Adjective: Denoting software or hardware that has been superseded but is difficult to replace because of its wide use.
Most of us have worked on legacy code OR are working on it OR are even creating legacy code (!!). Just the thought of working on legacy code gives developers spend sleepless nights (yeah, slight exaggeration, but required to highlight the pain). We have yelled and cursed while working on legacy code. Lets step back and reflect a bit about legacy code and see how it can be tackled (if at all!)
What is legacy code?
At the start of the post I tried to get a definition for the term: “legacy”. (We wish if the noun was true, but indirectly legacy code is one of the reasons for our pay). The adjective definition is somewhat closer to our “legacy code”.
Legacy code is something:
- that has been written previously ( may be years old or even months, may be written by another developer or by the same developer) and continues to work just well to satisfy the customer needs.
- that is being written as I am writing this post (and it is something which evolves to a legacy code stature in no time) and just enough to implement the requirements.
Legacy code which was written previously
Quite often you wish to develop a system/software from scratch but you end up working on a code that has been written 10years before or even earlier. We always yell and curse the one who wrote that code and we spend more time in understanding the code than adding something new/fixing some bug in the code. Any attempt to change the code would put us in danger of breaking some other functionality.

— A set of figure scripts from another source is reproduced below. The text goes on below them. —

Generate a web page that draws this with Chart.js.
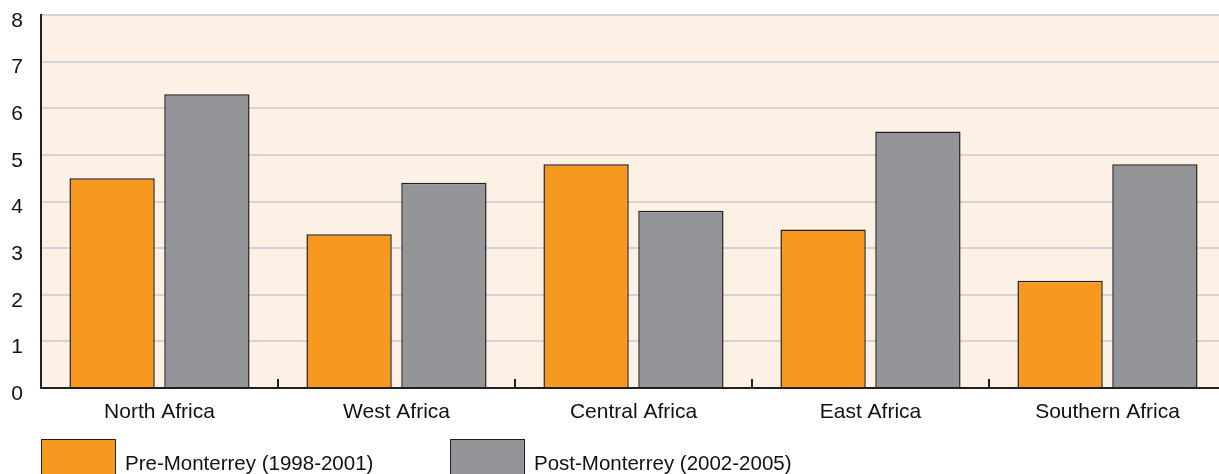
<!DOCTYPE html>
<html>
<head>
<meta charset="utf-8">
<script src="https://cdn.jsdelivr.net/npm/chart.js@4/dist/chart.umd.min.js"></script>
<style>
  html, body { margin: 0; padding: 0; background: #ffffff; overflow: hidden; width: 1219px; height: 474px; }
  #wrap { position: absolute; left: 0; top: 0; width: 1226px; height: 474px; }
  #legend { position: absolute; left: 41px; top: 439px; font-family: "Liberation Sans", Arial, sans-serif; font-size: 20.5px; color: #111; white-space: nowrap; }
  .item { position: absolute; top: 0; height: 40px; }
  .box { position: absolute; left: 0; top: 0; width: 73px; height: 40px; border: 1px solid #231f20; }
  .lbl { position: absolute; left: 84px; top: 12px; }
</style>
</head>
<body>
<div id="wrap"><canvas id="c" width="1226" height="474"></canvas></div>
<div id="legend"></div>
<script>
const categories = ['North Africa', 'West Africa', 'Central Africa', 'East Africa', 'Southern Africa'];
const preMonterrey = [4.5, 3.3, 4.8, 3.4, 2.3];
const postMonterrey = [6.3, 4.4, 3.8, 5.5, 4.8];
const seriesNames = ['Pre-Monterrey (1998-2001)', 'Post-Monterrey (2002-2005)'];
const seriesColors = ['#f7981f', '#939598'];
const yTicks = [0, 1, 2, 3, 4, 5, 6, 7, 8];

const FONT = "'Liberation Sans', Arial, sans-serif";

const bgPlugin = {
  id: 'bg',
  beforeDraw(chart) {
    const a = chart.chartArea;
    const ctx = chart.ctx;
    ctx.save();
    ctx.fillStyle = '#fdf1e5';
    ctx.fillRect(a.left, a.top, a.right - a.left, a.bottom - a.top);
    ctx.restore();
  }
};

new Chart(document.getElementById('c'), {
  type: 'bar',
  data: {
    labels: categories,
    datasets: [
      { label: seriesNames[0], data: preMonterrey, backgroundColor: seriesColors[0], borderColor: '#231f20', borderWidth: 1.5 },
      { label: seriesNames[1], data: postMonterrey, backgroundColor: seriesColors[1], borderColor: '#231f20', borderWidth: 1.5 }
    ]
  },
  options: {
    responsive: false,
    animation: false,
    layout: { padding: { top: 15, right: 0, left: 0, bottom: 0 } },
    datasets: { bar: { categoryPercentage: 0.8, barPercentage: 0.9 } },
    plugins: { legend: { display: false }, tooltip: { enabled: false } },
    scales: {
      x: {
        afterFit(s) { s.height = 474 - 388; s.paddingLeft = 0; s.paddingRight = 0; },
        grid: { display: true, drawOnChartArea: false, drawTicks: true, tickLength: -9, color: '#231f20', lineWidth: 2 },
        border: { display: true, color: '#231f20', width: 2 },
        ticks: { color: '#111', font: { family: FONT, size: 21 }, padding: 21 }
      },
      y: {
        min: 0, max: 8,
        afterFit(s) { s.width = 41; s.paddingTop = 0; s.paddingBottom = 0; },
        afterBuildTicks(s) { s.ticks = yTicks.map(v => ({ value: v })); },
        grid: { drawTicks: false, lineWidth: 2, color: (ctx) => (ctx.tick && ctx.tick.value === 0) ? 'rgba(0,0,0,0)' : '#d3d4d5' },
        border: { display: true, color: '#231f20', width: 2 },
        ticks: { color: '#111', font: { family: FONT, size: 21 }, padding: 18, labelOffset: 6 }
      }
    }
  },
  plugins: [bgPlugin]
});

const legend = document.getElementById('legend');
const offsets = [0, 409];
seriesNames.forEach((name, i) => {
  const it = document.createElement('div');
  it.className = 'item';
  it.style.left = offsets[i] + 'px';
  const b = document.createElement('div');
  b.className = 'box';
  b.style.background = seriesColors[i];
  const t = document.createElement('span');
  t.className = 'lbl';
  t.textContent = name;
  it.appendChild(b); it.appendChild(t);
  legend.appendChild(it);
});
</script>
</body>
</html>
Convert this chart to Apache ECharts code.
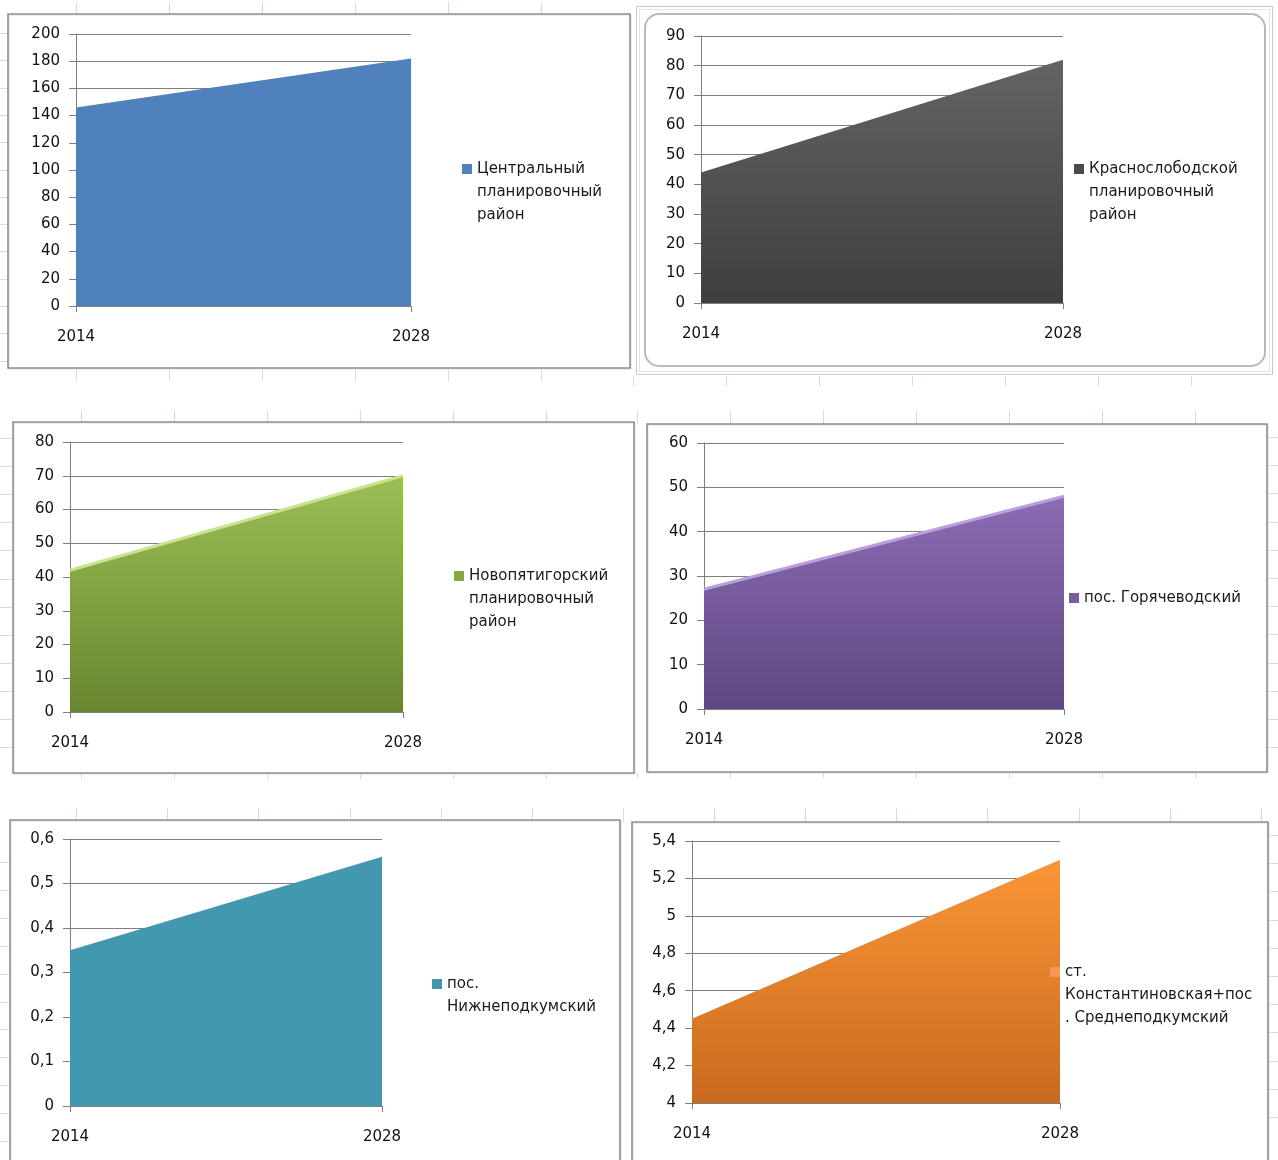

Sometimes the code would have been written in a language which we are not familiar with ( there cant be anything worse than reading a code which is difficult to understand and in a language we are not familiar with) or other times just to get the code working/building the code is a huge task.
Why is it so?
- legacy code is devoid of good number of tests- so it becomes difficult to test the changes to see if it breaks something you are not aware of. Also if you are not sure of the changes to the code then you try to keep the changes as minimal as possible- just enough to fix the issue and not to improve the quality.
- mostly while the code was written there might not have been peer code reviews. Code reviews are often a good way to find places where the code can be refactored and improved. Its always advantage for a third eye to read the code. And its helps in improving the quality of the code to some extent.
- legacy code would have been written with cramped deadlines where the importance would be to just get the software out of the door, to be in the market as early as possible. Under such circumstances its the quality of the code that takes an hit.
- the platform/language used for the code might not generate code that’s very readable/manageable.
- legacy code lacks the required documentation/specification, not readable enough to understand the logic.
Legacy code which is being written
Yes, we all write legacy code, at least we can't call it right away, but 6 months or 1 year down the line the code is equivalent to the pain of legacy code. In few places all the reasons stated above would hold, but considering the current advancements in langauges and platforms (advent of object orientation, or other paradigms, TDD, agile practices) there would be less concerns about the testability, manageability, readability of the code. The possible reasons why we write legacy code would be:
- code with lack of tests- yes! you can find lot of code which goes in without tests. By implementing a requirement that code should have some % of code coverage can help to a great extent. Often the wrong notion of “tests have to be written by QA or test engineer” is also a reason for code without test.
- code which doesnt follow good design principles. Object orientation helps in writing code which is readable, manageable, extendable. But the same can be used for writing code which is a nightmare for the developers. (I havent worked on other programming paradigms, so I might as well be a bit inclined towards Object oriented programming. Please feel free to add on for different paradigms).
- lack of good code reviews. Lot of organisations might feel that code reviews are waste of developer time, few developers feel that code reviews are not accounted for their performance or few do a bad job of code reviews, do it just for the heck of it.
I just listed a few possible reasons as to why the legacy code is like the way it is. There might be more and I would be missing, feel free to chime in and I would be more than happy to accommodate them in my post.
There are lot of aspects related to legacy code- like how to work with legacy code. I would like to cover working with legacy code sometime in future. There’s also a book: “Working Effectively with legacy code” written by Michael Feathers, I havent read this book yet, but might be useful read.